The Hong Kong Monetary Authority will announce the first batch of stablecoin issuer licenses at 5 p.m. today.


36 applications, only 2–3 licenses issued, and even after the initial review, strict control of issuance volume remains. This indicates that the screening criteria are not about whether one can do it, but whether one can back it up.
Once stablecoins are incorporated into the regulatory system, they face not only on-chain liquidity issues but also trust pressures in the real world. If they lose their peg or experience a bank run, who bears the responsibility, and what assets are used to support them? That is the core issue.
From this perspective, this round of licensing is not about screening technical ability but about screening financial attributes.
In the past, issuing stablecoins was more like a combination of technology and asset custody. Hong Kong’s move is to explicitly define them as financial liabilities with monetary properties. Once this definition is established, the issuer is no longer a participant in open competition but must be embedded within the existing financial system.

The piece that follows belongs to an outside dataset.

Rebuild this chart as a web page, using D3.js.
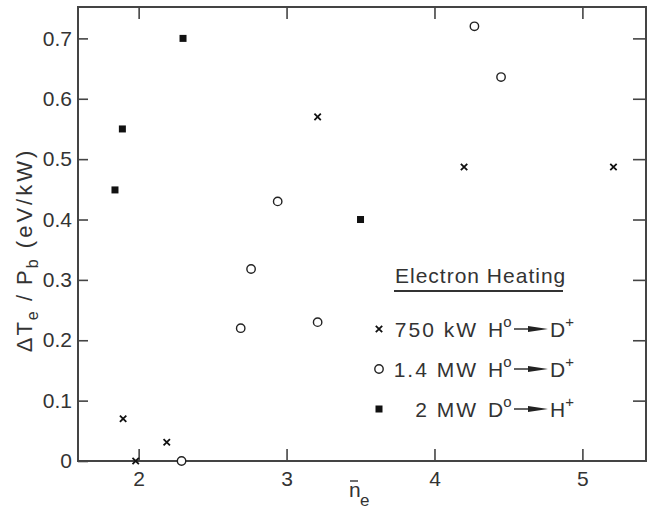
<!DOCTYPE html>
<html>
<head>
<meta charset="utf-8">
<script src="https://cdn.jsdelivr.net/npm/d3@7"></script>
<style>
  body { margin: 0; background: #fff; }
  text { font-family: "Liberation Sans", Arial, sans-serif; fill: #333; }
</style>
</head>
<body>
<div id="viz"></div>
<script>
// 750 kW H0 -> D+
var crossX = [1.895, 1.98, 2.19, 3.21, 4.2, 5.21];
var crossY = [0.07, 0.0, 0.031, 0.57, 0.487, 0.487];
// 1.4 MW H0 -> D+
var circleX = [2.29, 2.69, 2.76, 2.94, 3.21, 4.27, 4.45];
var circleY = [0.0, 0.22, 0.318, 0.43, 0.23, 0.72, 0.636];
// 2 MW D0 -> H+
var squareX = [1.84, 1.89, 2.30, 3.50];
var squareY = [0.449, 0.55, 0.70, 0.40];

var xTicks = [2, 3, 4, 5];
var yTicks = [0, 0.1, 0.2, 0.3, 0.4, 0.5, 0.6, 0.7];

var legendPower = ["750 kW", "1.4 MW", "2 MW"];
var legendFrom = ["H", "H", "D"];
var legendTo = ["D", "D", "H"];
var legendType = ["cross", "circle", "square"];

var width = 652,
    height = 510;
var plotLeft = 78, plotRight = 646, plotTop = 7, plotBottom = 461;

var svg = d3.select("#viz")
  .append("svg")
    .attr("width", width)
    .attr("height", height);

var x = d3.scaleLinear().domain([1.59, 5.43]).range([plotLeft, plotRight]);
var y = d3.scaleLinear().domain([0, 0.752]).range([plotBottom, plotTop]);

var axisColor = "#444";

// frame
svg.append("rect")
    .attr("x", plotLeft)
    .attr("y", plotTop)
    .attr("width", plotRight - plotLeft)
    .attr("height", plotBottom - plotTop)
    .style("fill", "none")
    .style("stroke", axisColor)
    .style("stroke-width", 2);

var fmt = function(d) { return d === 0 ? "0" : d3.format(".1f")(d); };

var gx = svg.append("g")
    .attr("transform", "translate(0," + plotBottom + ")")
    .call(d3.axisBottom(x).tickValues(xTicks).tickSizeInner(-12).tickSizeOuter(0).tickPadding(10).tickFormat(d3.format("d")));
var gy = svg.append("g")
    .attr("transform", "translate(" + plotLeft + ",0)")
    .call(d3.axisLeft(y).tickValues(yTicks).tickSizeInner(-10).tickSizeOuter(0).tickPadding(6).tickFormat(fmt));
var gt = svg.append("g")
    .attr("transform", "translate(0," + plotTop + ")")
    .call(d3.axisTop(x).tickValues(xTicks).tickSizeInner(-12).tickSizeOuter(0).tickFormat(""));
var gr = svg.append("g")
    .attr("transform", "translate(" + plotRight + ",0)")
    .call(d3.axisRight(y).tickValues(yTicks.slice(1)).tickSizeInner(-13).tickSizeOuter(0).tickFormat(""));

[gx, gy, gt, gr].forEach(function(g) {
  g.select(".domain").remove();
  g.selectAll(".tick line").style("stroke", axisColor).style("stroke-width", 1.6);
  g.selectAll(".tick text").style("font-size", "21px").style("font-family", "Liberation Sans, Arial, sans-serif").attr("fill", "#333");
});

// markers
function crossPath(cx, cy, s) {
  return "M" + (cx - s) + "," + (cy - s) + "L" + (cx + s) + "," + (cy + s) +
         "M" + (cx - s) + "," + (cy + s) + "L" + (cx + s) + "," + (cy - s);
}

function drawMarker(g, type, cx, cy) {
  if (type === "cross") {
    g.append("path").attr("d", crossPath(cx, cy, 3.2))
      .style("stroke", "#111").style("stroke-width", 1.8).style("fill", "none");
  } else if (type === "circle") {
    g.append("circle").attr("cx", cx).attr("cy", cy).attr("r", 4.2)
      .style("stroke", "#222").style("stroke-width", 1.4).style("fill", "#fff");
  } else {
    g.append("rect").attr("x", cx - 3.5).attr("y", cy - 3.5).attr("width", 7).attr("height", 7)
      .style("fill", "#111");
  }
}

var pts = svg.append("g");
crossX.forEach(function(d, i) { drawMarker(pts, "cross", x(d), y(crossY[i])); });
circleX.forEach(function(d, i) { drawMarker(pts, "circle", x(d), y(circleY[i])); });
squareX.forEach(function(d, i) { drawMarker(pts, "square", x(d), y(squareY[i])); });

// axis labels
var xl = svg.append("g");
xl.append("text").attr("x", 349).attr("y", 497).style("font-size", "21px").text("n");
xl.append("line").attr("x1", 350).attr("x2", 358).attr("y1", 481).attr("y2", 481)
  .style("stroke", "#333").style("stroke-width", 1.4);
xl.append("text").attr("x", 360).attr("y", 506).style("font-size", "17px").text("e");

var yl = svg.append("text")
    .attr("transform", "translate(32,250) rotate(-90)")
    .attr("text-anchor", "middle")
    .style("font-size", "22px")
    .style("letter-spacing", "2px");
yl.append("tspan").text("\u0394T");
yl.append("tspan").attr("dy", 6).style("font-size", "16px").text("e");
yl.append("tspan").attr("dy", -6).text(" / P");
yl.append("tspan").attr("dy", 6).style("font-size", "16px").text("b");
yl.append("tspan").attr("dy", -6).style("letter-spacing", "3px").text(" (eV/kW)");

// legend
var lg = svg.append("g");
lg.append("text").attr("x", 395).attr("y", 283).style("font-size", "21px")
  .style("letter-spacing", "1px").text("Electron Heating");
lg.append("line").attr("x1", 394).attr("x2", 563).attr("y1", 291).attr("y2", 291)
  .style("stroke", "#333").style("stroke-width", 1.8);

var rowY = [337, 377, 417];
legendPower.forEach(function(p, i) {
  var by = rowY[i];
  drawMarker(lg, legendType[i], 379, by - 8);
  lg.append("text").attr("x", 478).attr("y", by).attr("text-anchor", "end")
    .style("font-size", "21px").style("letter-spacing", "2px").text(p);
  var t1 = lg.append("text").attr("x", 488).attr("y", by).style("font-size", "21px");
  t1.append("tspan").text(legendFrom[i]);
  t1.append("tspan").attr("dy", -10).style("font-size", "15px").text("o");
  // arrow
  lg.append("line").attr("x1", 514).attr("x2", 536).attr("y1", by - 8).attr("y2", by - 8)
    .style("stroke", "#222").style("stroke-width", 1.4);
  lg.append("path").attr("d", "M528," + (by - 11) + "L548," + (by - 8) + "L528," + (by - 5) + "Z")
    .style("fill", "#222");
  var t2 = lg.append("text").attr("x", 550).attr("y", by).style("font-size", "21px");
  t2.append("tspan").text(legendTo[i]);
  t2.append("tspan").attr("dy", -10).style("font-size", "15px").text("+");
});
</script>
</body>
</html>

The more critical change is that stablecoins are shifting from on-chain tools to capital interfaces.
Previously, they addressed transaction efficiency, but now regulators are genuinely concerned about whether they can enter larger capital flow scenarios such as cross-border payments and trade settlements. If this step is successful, the significance of stablecoins will no longer be just crypto infrastructure but will become a channel connecting on-chain and real-world finance.
Therefore, this licensing process is about building a standard entry point, where who can participate, how to participate, and what responsibilities they must assume will be defined in this round.